** AIM **
The records below must be written out exactly, with every picture left behind.

** DATASET EXCERPTS **
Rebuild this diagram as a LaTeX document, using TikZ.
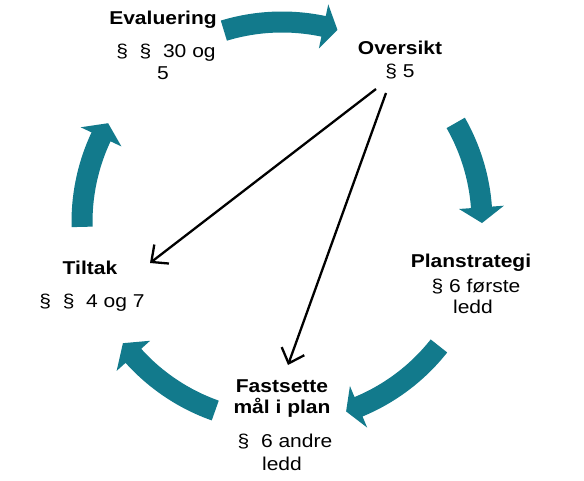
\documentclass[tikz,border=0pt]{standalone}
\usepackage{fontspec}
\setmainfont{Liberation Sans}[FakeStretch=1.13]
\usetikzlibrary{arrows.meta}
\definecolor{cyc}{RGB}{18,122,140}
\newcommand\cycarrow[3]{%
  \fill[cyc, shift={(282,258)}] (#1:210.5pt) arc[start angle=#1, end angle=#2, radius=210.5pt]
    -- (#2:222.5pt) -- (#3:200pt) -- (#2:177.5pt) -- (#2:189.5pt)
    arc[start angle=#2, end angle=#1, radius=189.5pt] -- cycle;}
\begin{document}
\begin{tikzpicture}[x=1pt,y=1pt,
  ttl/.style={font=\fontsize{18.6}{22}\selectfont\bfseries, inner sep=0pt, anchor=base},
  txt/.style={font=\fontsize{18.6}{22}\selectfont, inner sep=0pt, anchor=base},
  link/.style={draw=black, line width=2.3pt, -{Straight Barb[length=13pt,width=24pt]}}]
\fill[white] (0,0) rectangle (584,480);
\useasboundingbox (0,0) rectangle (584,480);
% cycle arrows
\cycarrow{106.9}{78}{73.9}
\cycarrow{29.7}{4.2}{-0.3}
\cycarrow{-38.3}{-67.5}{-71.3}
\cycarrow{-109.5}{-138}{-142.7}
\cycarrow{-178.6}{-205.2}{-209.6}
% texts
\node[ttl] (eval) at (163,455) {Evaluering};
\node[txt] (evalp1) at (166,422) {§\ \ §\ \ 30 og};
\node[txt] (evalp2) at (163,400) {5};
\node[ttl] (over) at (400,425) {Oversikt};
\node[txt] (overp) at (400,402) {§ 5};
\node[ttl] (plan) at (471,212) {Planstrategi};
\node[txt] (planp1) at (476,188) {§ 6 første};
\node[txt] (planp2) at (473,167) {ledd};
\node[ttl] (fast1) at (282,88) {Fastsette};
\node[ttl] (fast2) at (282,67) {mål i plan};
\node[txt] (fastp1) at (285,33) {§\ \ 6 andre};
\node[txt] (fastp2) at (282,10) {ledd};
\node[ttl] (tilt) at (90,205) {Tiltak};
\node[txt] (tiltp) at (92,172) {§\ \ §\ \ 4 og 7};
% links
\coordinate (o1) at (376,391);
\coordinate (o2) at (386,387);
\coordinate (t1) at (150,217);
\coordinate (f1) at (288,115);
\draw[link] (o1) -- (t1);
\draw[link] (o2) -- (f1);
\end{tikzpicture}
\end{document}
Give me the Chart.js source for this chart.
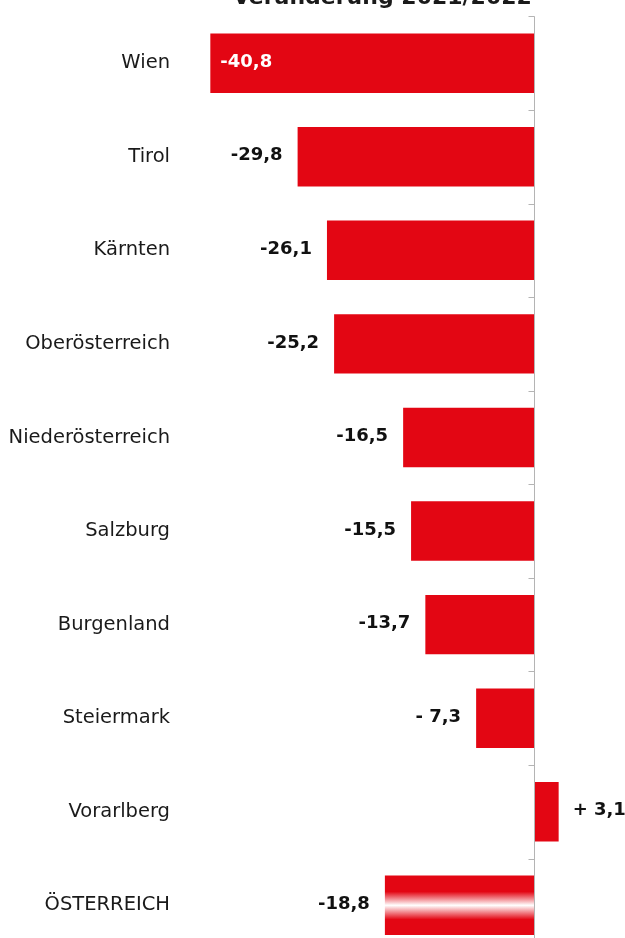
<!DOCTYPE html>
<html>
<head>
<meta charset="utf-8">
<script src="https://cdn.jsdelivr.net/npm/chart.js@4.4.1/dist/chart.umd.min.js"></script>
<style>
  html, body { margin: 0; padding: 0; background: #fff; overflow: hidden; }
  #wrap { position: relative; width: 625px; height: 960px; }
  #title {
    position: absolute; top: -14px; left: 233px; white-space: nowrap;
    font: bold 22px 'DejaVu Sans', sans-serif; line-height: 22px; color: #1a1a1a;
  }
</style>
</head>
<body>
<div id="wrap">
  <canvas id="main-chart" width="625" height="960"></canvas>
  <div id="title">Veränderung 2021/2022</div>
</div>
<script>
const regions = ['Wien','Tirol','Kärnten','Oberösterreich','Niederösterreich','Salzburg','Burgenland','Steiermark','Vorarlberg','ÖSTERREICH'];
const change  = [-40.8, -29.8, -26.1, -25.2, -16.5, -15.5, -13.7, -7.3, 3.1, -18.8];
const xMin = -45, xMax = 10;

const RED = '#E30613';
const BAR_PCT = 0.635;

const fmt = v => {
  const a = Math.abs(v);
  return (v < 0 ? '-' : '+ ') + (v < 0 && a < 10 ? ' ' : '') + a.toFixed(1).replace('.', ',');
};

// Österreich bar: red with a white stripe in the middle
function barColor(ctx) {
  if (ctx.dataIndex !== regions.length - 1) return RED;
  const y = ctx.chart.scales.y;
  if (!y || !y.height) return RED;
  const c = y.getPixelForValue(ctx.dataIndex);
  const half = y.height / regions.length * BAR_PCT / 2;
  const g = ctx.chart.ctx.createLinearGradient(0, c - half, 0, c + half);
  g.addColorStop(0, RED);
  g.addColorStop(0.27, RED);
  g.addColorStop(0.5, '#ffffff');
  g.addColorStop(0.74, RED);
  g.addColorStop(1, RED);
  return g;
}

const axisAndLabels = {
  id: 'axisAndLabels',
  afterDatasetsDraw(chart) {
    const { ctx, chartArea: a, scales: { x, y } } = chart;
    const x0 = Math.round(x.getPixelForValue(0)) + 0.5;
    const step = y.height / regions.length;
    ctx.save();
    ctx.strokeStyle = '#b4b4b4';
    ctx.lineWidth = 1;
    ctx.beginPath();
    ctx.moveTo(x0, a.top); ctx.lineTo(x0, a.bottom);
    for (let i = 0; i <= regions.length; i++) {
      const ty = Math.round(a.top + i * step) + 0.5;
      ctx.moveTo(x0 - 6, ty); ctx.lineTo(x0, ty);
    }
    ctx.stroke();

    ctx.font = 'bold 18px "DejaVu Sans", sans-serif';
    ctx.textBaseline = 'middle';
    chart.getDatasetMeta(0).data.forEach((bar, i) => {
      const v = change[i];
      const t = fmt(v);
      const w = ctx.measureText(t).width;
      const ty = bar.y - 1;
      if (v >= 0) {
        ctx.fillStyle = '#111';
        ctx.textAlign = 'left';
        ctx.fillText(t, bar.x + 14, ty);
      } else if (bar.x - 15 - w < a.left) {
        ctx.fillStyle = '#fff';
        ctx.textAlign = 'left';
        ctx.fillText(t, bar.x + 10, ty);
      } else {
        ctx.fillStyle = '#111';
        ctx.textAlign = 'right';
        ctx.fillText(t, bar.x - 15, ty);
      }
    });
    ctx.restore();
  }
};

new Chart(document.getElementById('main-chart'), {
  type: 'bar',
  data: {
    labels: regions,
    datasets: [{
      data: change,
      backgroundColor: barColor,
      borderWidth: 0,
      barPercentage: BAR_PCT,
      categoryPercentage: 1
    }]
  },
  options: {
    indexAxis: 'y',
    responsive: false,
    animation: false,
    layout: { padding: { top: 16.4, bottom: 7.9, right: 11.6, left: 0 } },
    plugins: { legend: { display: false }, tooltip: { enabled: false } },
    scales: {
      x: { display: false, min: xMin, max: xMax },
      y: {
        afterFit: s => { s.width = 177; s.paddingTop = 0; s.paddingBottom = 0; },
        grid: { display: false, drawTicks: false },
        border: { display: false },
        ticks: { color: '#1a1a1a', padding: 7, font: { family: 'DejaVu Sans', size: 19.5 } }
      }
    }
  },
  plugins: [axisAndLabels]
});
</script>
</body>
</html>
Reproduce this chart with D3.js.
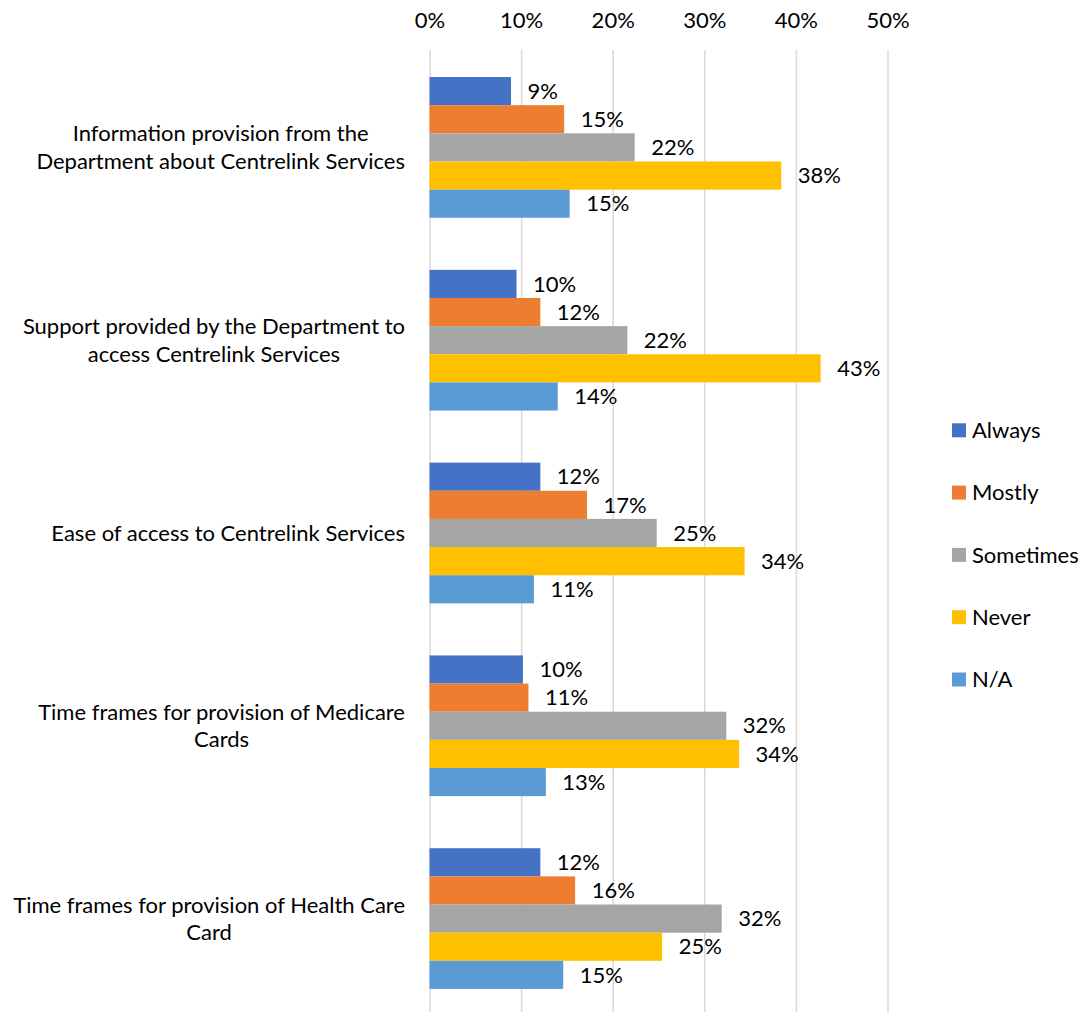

** TASK RESULT **
Rebuild this diagram as a LaTeX document, using TikZ.
\documentclass[tikz,border=0pt]{standalone}
\usepackage{fontspec}
\setmainfont{Liberation Sans}[FakeStretch=1.13]
\usetikzlibrary{arrows.meta}
\definecolor{cyc}{RGB}{18,122,140}
\newcommand\cycarrow[3]{%
  \fill[cyc, shift={(282,258)}] (#1:210.5pt) arc[start angle=#1, end angle=#2, radius=210.5pt]
    -- (#2:222.5pt) -- (#3:200pt) -- (#2:177.5pt) -- (#2:189.5pt)
    arc[start angle=#2, end angle=#1, radius=189.5pt] -- cycle;}
\begin{document}
\begin{tikzpicture}[x=1pt,y=1pt,
  ttl/.style={font=\fontsize{18.6}{22}\selectfont\bfseries, inner sep=0pt, anchor=base},
  txt/.style={font=\fontsize{18.6}{22}\selectfont, inner sep=0pt, anchor=base},
  link/.style={draw=black, line width=2.3pt, -{Straight Barb[length=13pt,width=24pt]}}]
\fill[white] (0,0) rectangle (584,480);
\useasboundingbox (0,0) rectangle (584,480);
% cycle arrows
\cycarrow{106.9}{78}{73.9}
\cycarrow{29.7}{4.2}{-0.3}
\cycarrow{-38.3}{-67.5}{-71.3}
\cycarrow{-109.5}{-138}{-142.7}
\cycarrow{-178.6}{-205.2}{-209.6}
% texts
\node[ttl] (eval) at (163,455) {Evaluering};
\node[txt] (evalp1) at (166,422) {§\ \ §\ \ 30 og};
\node[txt] (evalp2) at (163,400) {5};
\node[ttl] (over) at (400,425) {Oversikt};
\node[txt] (overp) at (400,402) {§ 5};
\node[ttl] (plan) at (471,212) {Planstrategi};
\node[txt] (planp1) at (476,188) {§ 6 første};
\node[txt] (planp2) at (473,167) {ledd};
\node[ttl] (fast1) at (282,88) {Fastsette};
\node[ttl] (fast2) at (282,67) {mål i plan};
\node[txt] (fastp1) at (285,33) {§\ \ 6 andre};
\node[txt] (fastp2) at (282,10) {ledd};
\node[ttl] (tilt) at (90,205) {Tiltak};
\node[txt] (tiltp) at (92,172) {§\ \ §\ \ 4 og 7};
% links
\coordinate (o1) at (376,391);
\coordinate (o2) at (386,387);
\coordinate (t1) at (150,217);
\coordinate (f1) at (288,115);
\draw[link] (o1) -- (t1);
\draw[link] (o2) -- (f1);
\end{tikzpicture}
\end{document}
Give me the Chart.js source for this chart.
<!DOCTYPE html>
<html>
<head>
<meta charset="utf-8">
<script src="https://cdn.jsdelivr.net/npm/chart.js@4.4.1/dist/chart.umd.min.js"></script>
<style>
  html, body { margin: 0; padding: 0; background: #fff; overflow: hidden; }
  #wrap { position: relative; width: 625px; height: 960px; }
  #title {
    position: absolute; top: -14px; left: 233px; white-space: nowrap;
    font: bold 22px 'DejaVu Sans', sans-serif; line-height: 22px; color: #1a1a1a;
  }
</style>
</head>
<body>
<div id="wrap">
  <canvas id="main-chart" width="625" height="960"></canvas>
  <div id="title">Veränderung 2021/2022</div>
</div>
<script>
const regions = ['Wien','Tirol','Kärnten','Oberösterreich','Niederösterreich','Salzburg','Burgenland','Steiermark','Vorarlberg','ÖSTERREICH'];
const change  = [-40.8, -29.8, -26.1, -25.2, -16.5, -15.5, -13.7, -7.3, 3.1, -18.8];
const xMin = -45, xMax = 10;

const RED = '#E30613';
const BAR_PCT = 0.635;

const fmt = v => {
  const a = Math.abs(v);
  return (v < 0 ? '-' : '+ ') + (v < 0 && a < 10 ? ' ' : '') + a.toFixed(1).replace('.', ',');
};

// Österreich bar: red with a white stripe in the middle
function barColor(ctx) {
  if (ctx.dataIndex !== regions.length - 1) return RED;
  const y = ctx.chart.scales.y;
  if (!y || !y.height) return RED;
  const c = y.getPixelForValue(ctx.dataIndex);
  const half = y.height / regions.length * BAR_PCT / 2;
  const g = ctx.chart.ctx.createLinearGradient(0, c - half, 0, c + half);
  g.addColorStop(0, RED);
  g.addColorStop(0.27, RED);
  g.addColorStop(0.5, '#ffffff');
  g.addColorStop(0.74, RED);
  g.addColorStop(1, RED);
  return g;
}

const axisAndLabels = {
  id: 'axisAndLabels',
  afterDatasetsDraw(chart) {
    const { ctx, chartArea: a, scales: { x, y } } = chart;
    const x0 = Math.round(x.getPixelForValue(0)) + 0.5;
    const step = y.height / regions.length;
    ctx.save();
    ctx.strokeStyle = '#b4b4b4';
    ctx.lineWidth = 1;
    ctx.beginPath();
    ctx.moveTo(x0, a.top); ctx.lineTo(x0, a.bottom);
    for (let i = 0; i <= regions.length; i++) {
      const ty = Math.round(a.top + i * step) + 0.5;
      ctx.moveTo(x0 - 6, ty); ctx.lineTo(x0, ty);
    }
    ctx.stroke();

    ctx.font = 'bold 18px "DejaVu Sans", sans-serif';
    ctx.textBaseline = 'middle';
    chart.getDatasetMeta(0).data.forEach((bar, i) => {
      const v = change[i];
      const t = fmt(v);
      const w = ctx.measureText(t).width;
      const ty = bar.y - 1;
      if (v >= 0) {
        ctx.fillStyle = '#111';
        ctx.textAlign = 'left';
        ctx.fillText(t, bar.x + 14, ty);
      } else if (bar.x - 15 - w < a.left) {
        ctx.fillStyle = '#fff';
        ctx.textAlign = 'left';
        ctx.fillText(t, bar.x + 10, ty);
      } else {
        ctx.fillStyle = '#111';
        ctx.textAlign = 'right';
        ctx.fillText(t, bar.x - 15, ty);
      }
    });
    ctx.restore();
  }
};

new Chart(document.getElementById('main-chart'), {
  type: 'bar',
  data: {
    labels: regions,
    datasets: [{
      data: change,
      backgroundColor: barColor,
      borderWidth: 0,
      barPercentage: BAR_PCT,
      categoryPercentage: 1
    }]
  },
  options: {
    indexAxis: 'y',
    responsive: false,
    animation: false,
    layout: { padding: { top: 16.4, bottom: 7.9, right: 11.6, left: 0 } },
    plugins: { legend: { display: false }, tooltip: { enabled: false } },
    scales: {
      x: { display: false, min: xMin, max: xMax },
      y: {
        afterFit: s => { s.width = 177; s.paddingTop = 0; s.paddingBottom = 0; },
        grid: { display: false, drawTicks: false },
        border: { display: false },
        ticks: { color: '#1a1a1a', padding: 7, font: { family: 'DejaVu Sans', size: 19.5 } }
      }
    }
  },
  plugins: [axisAndLabels]
});
</script>
</body>
</html>
Reproduce this chart with D3.js.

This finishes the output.